Records with drawing code:
•••••
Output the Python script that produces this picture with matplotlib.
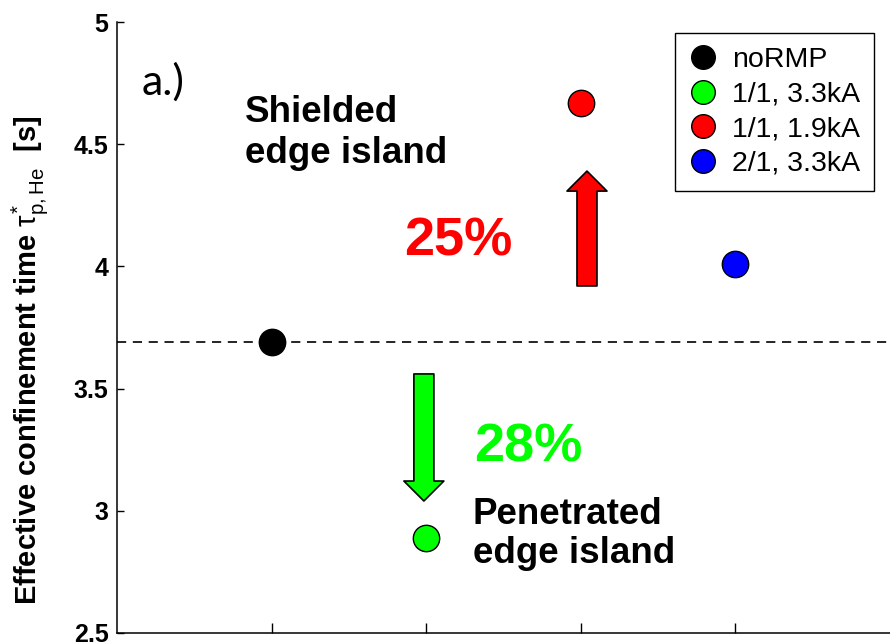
import matplotlib
matplotlib.use('Agg')
import matplotlib.pyplot as plt
from matplotlib.lines import Line2D

plt.rcParams['font.family'] = ['Liberation Sans', 'DejaVu Sans']
plt.rcParams['mathtext.fontset'] = 'custom'
plt.rcParams['mathtext.rm'] = 'Liberation Sans'
plt.rcParams['mathtext.it'] = 'Liberation Sans'

# confinement time per case
cases = ['noRMP', '1/1, 3.3kA', '1/1, 1.9kA', '2/1, 3.3kA']
xpos = [1, 2, 3, 4]
tau = [3.69, 2.89, 4.67, 4.01]
colors = ['#000000', '#00ff00', '#ff0000', '#0000ff']
reference = 3.69

fig = plt.figure(figsize=(8.9, 6.43), dpi=100)
ax = fig.add_axes([117 / 890, 10 / 643, 773 / 890, 611 / 643])

ax.axhline(reference, color='black', lw=1.2, dashes=(5.5, 4), zorder=1)
for x, y, c in zip(xpos, tau, colors):
    ax.plot(x, y, 'o', ms=19, mfc=c, mec='black', mew=1.0, zorder=3)

ax.set_xlim(0, 5.0)
ax.set_ylim(2.5, 5)
ax.set_xticks(xpos)
ax.set_xticklabels([])
ax.set_yticks([2.5, 3, 3.5, 4, 4.5, 5])
ax.set_yticklabels(['2.5', '3', '3.5', '4', '4.5', '5'])
ax.tick_params(axis='y', direction='in', length=5, width=1, labelsize=18, pad=6)
ax.tick_params(axis='x', direction='in', length=7, width=1)
for lab in ax.get_yticklabels():
    lab.set_fontweight('bold')
ax.spines['top'].set_visible(False)
ax.spines['right'].set_visible(False)
for s in ['left', 'bottom']:
    ax.spines[s].set_linewidth(1.1)

fig.text(30 / 890, 1 - 360 / 643,
         r'Effective confinement time $\tau^{*}_{\mathrm{p,He}}$  [s]',
         rotation=90, ha='center', va='center', fontsize=21, fontweight='bold')

# arrows showing the change against noRMP
arrow = 'simple,head_length=1.0,head_width=2.0,tail_width=1.0'
ax.annotate('', xy=(3.04, 4.39), xytext=(3.04, 3.92),
            arrowprops=dict(arrowstyle=arrow, mutation_scale=14.4, fc='#ff0000',
                            ec='black', lw=1.2, shrinkA=0, shrinkB=0))
ax.annotate('', xy=(1.985, 3.04), xytext=(1.985, 3.56),
            arrowprops=dict(arrowstyle=arrow, mutation_scale=14.4, fc='#00ff00',
                            ec='black', lw=1.2, shrinkA=0, shrinkB=0))

ax.text(0.16, 4.755, 'a.)', family='Lato', fontsize=31, ha='left', va='center')
ax.text(0.83, 4.70, 'Shielded\nedge island', fontsize=26.5, fontweight='bold',
        ha='left', va='top', linespacing=1.2)
ax.text(2.30, 3.055, 'Penetrated\nedge island', fontsize=26.5, fontweight='bold',
        ha='left', va='top', linespacing=1.15)
ax.text(1.86, 4.10, '25%', fontsize=39, fontweight='bold', color='#ff0000',
        ha='left', va='center')
ax.text(2.31, 3.26, '28%', fontsize=39, fontweight='bold', color='#00ff00',
        ha='left', va='center')

handles = [Line2D([], [], ls='none', marker='o', ms=17, mfc=c, mec='black', mew=1.0)
           for c in colors]
leg = ax.legend(handles, cases, loc='upper right', bbox_to_anchor=(874 / 890, 1 - 33 / 643),
                bbox_transform=fig.transFigure, borderaxespad=0, fontsize=20.5,
                fancybox=False, framealpha=1, edgecolor='black', handlelength=1.0,
                handletextpad=0.5, labelspacing=0.3, borderpad=0.5)
leg.get_frame().set_linewidth(1.0)

fig.savefig('out.png', dpi=100)
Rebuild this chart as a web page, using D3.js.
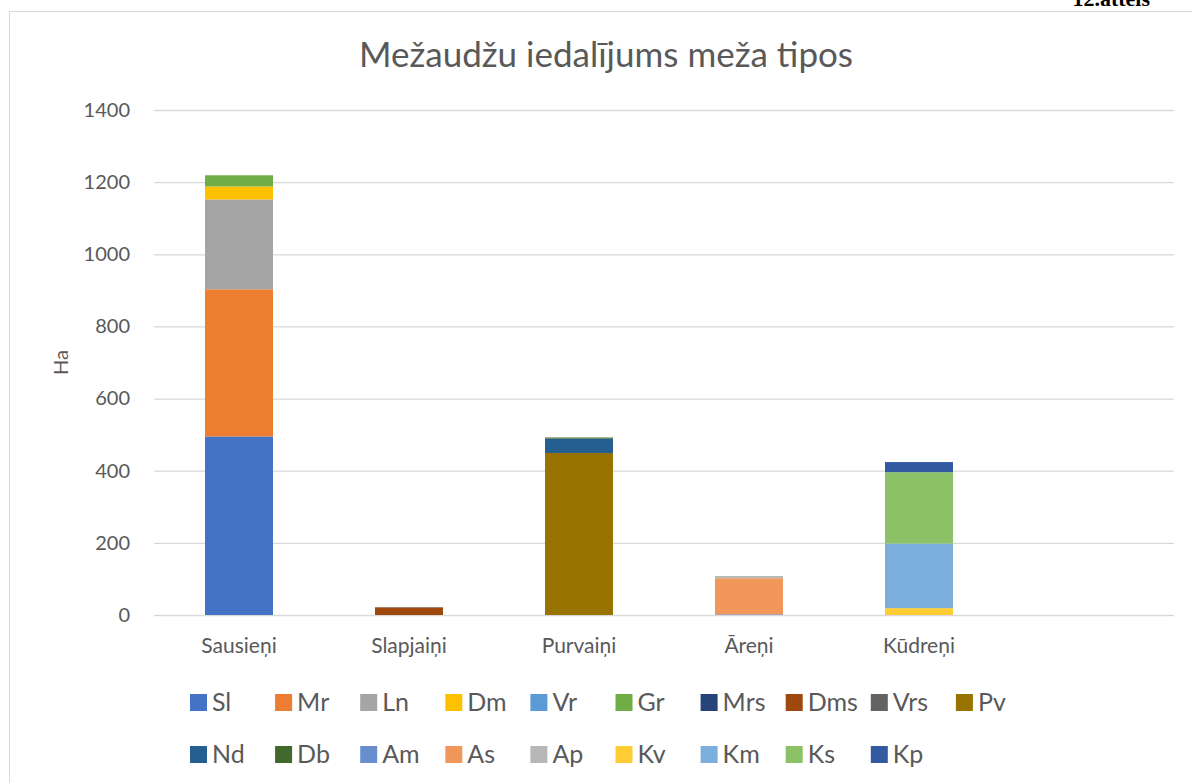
•••••
*GIVEN REQUEST*: Output a faithful copy of the data, with each picture left out.

*RESPONSE TO THE TASK*:
Output the Python script that produces this picture with matplotlib.
import matplotlib
matplotlib.use('Agg')
import matplotlib.pyplot as plt
from matplotlib.lines import Line2D

plt.rcParams['font.family'] = ['Liberation Sans', 'DejaVu Sans']
plt.rcParams['mathtext.fontset'] = 'custom'
plt.rcParams['mathtext.rm'] = 'Liberation Sans'
plt.rcParams['mathtext.it'] = 'Liberation Sans'

# confinement time per case
cases = ['noRMP', '1/1, 3.3kA', '1/1, 1.9kA', '2/1, 3.3kA']
xpos = [1, 2, 3, 4]
tau = [3.69, 2.89, 4.67, 4.01]
colors = ['#000000', '#00ff00', '#ff0000', '#0000ff']
reference = 3.69

fig = plt.figure(figsize=(8.9, 6.43), dpi=100)
ax = fig.add_axes([117 / 890, 10 / 643, 773 / 890, 611 / 643])

ax.axhline(reference, color='black', lw=1.2, dashes=(5.5, 4), zorder=1)
for x, y, c in zip(xpos, tau, colors):
    ax.plot(x, y, 'o', ms=19, mfc=c, mec='black', mew=1.0, zorder=3)

ax.set_xlim(0, 5.0)
ax.set_ylim(2.5, 5)
ax.set_xticks(xpos)
ax.set_xticklabels([])
ax.set_yticks([2.5, 3, 3.5, 4, 4.5, 5])
ax.set_yticklabels(['2.5', '3', '3.5', '4', '4.5', '5'])
ax.tick_params(axis='y', direction='in', length=5, width=1, labelsize=18, pad=6)
ax.tick_params(axis='x', direction='in', length=7, width=1)
for lab in ax.get_yticklabels():
    lab.set_fontweight('bold')
ax.spines['top'].set_visible(False)
ax.spines['right'].set_visible(False)
for s in ['left', 'bottom']:
    ax.spines[s].set_linewidth(1.1)

fig.text(30 / 890, 1 - 360 / 643,
         r'Effective confinement time $\tau^{*}_{\mathrm{p,He}}$  [s]',
         rotation=90, ha='center', va='center', fontsize=21, fontweight='bold')

# arrows showing the change against noRMP
arrow = 'simple,head_length=1.0,head_width=2.0,tail_width=1.0'
ax.annotate('', xy=(3.04, 4.39), xytext=(3.04, 3.92),
            arrowprops=dict(arrowstyle=arrow, mutation_scale=14.4, fc='#ff0000',
                            ec='black', lw=1.2, shrinkA=0, shrinkB=0))
ax.annotate('', xy=(1.985, 3.04), xytext=(1.985, 3.56),
            arrowprops=dict(arrowstyle=arrow, mutation_scale=14.4, fc='#00ff00',
                            ec='black', lw=1.2, shrinkA=0, shrinkB=0))

ax.text(0.16, 4.755, 'a.)', family='Lato', fontsize=31, ha='left', va='center')
ax.text(0.83, 4.70, 'Shielded\nedge island', fontsize=26.5, fontweight='bold',
        ha='left', va='top', linespacing=1.2)
ax.text(2.30, 3.055, 'Penetrated\nedge island', fontsize=26.5, fontweight='bold',
        ha='left', va='top', linespacing=1.15)
ax.text(1.86, 4.10, '25%', fontsize=39, fontweight='bold', color='#ff0000',
        ha='left', va='center')
ax.text(2.31, 3.26, '28%', fontsize=39, fontweight='bold', color='#00ff00',
        ha='left', va='center')

handles = [Line2D([], [], ls='none', marker='o', ms=17, mfc=c, mec='black', mew=1.0)
           for c in colors]
leg = ax.legend(handles, cases, loc='upper right', bbox_to_anchor=(874 / 890, 1 - 33 / 643),
                bbox_transform=fig.transFigure, borderaxespad=0, fontsize=20.5,
                fancybox=False, framealpha=1, edgecolor='black', handlelength=1.0,
                handletextpad=0.5, labelspacing=0.3, borderpad=0.5)
leg.get_frame().set_linewidth(1.0)

fig.savefig('out.png', dpi=100)
Rebuild this chart as a web page, using D3.js.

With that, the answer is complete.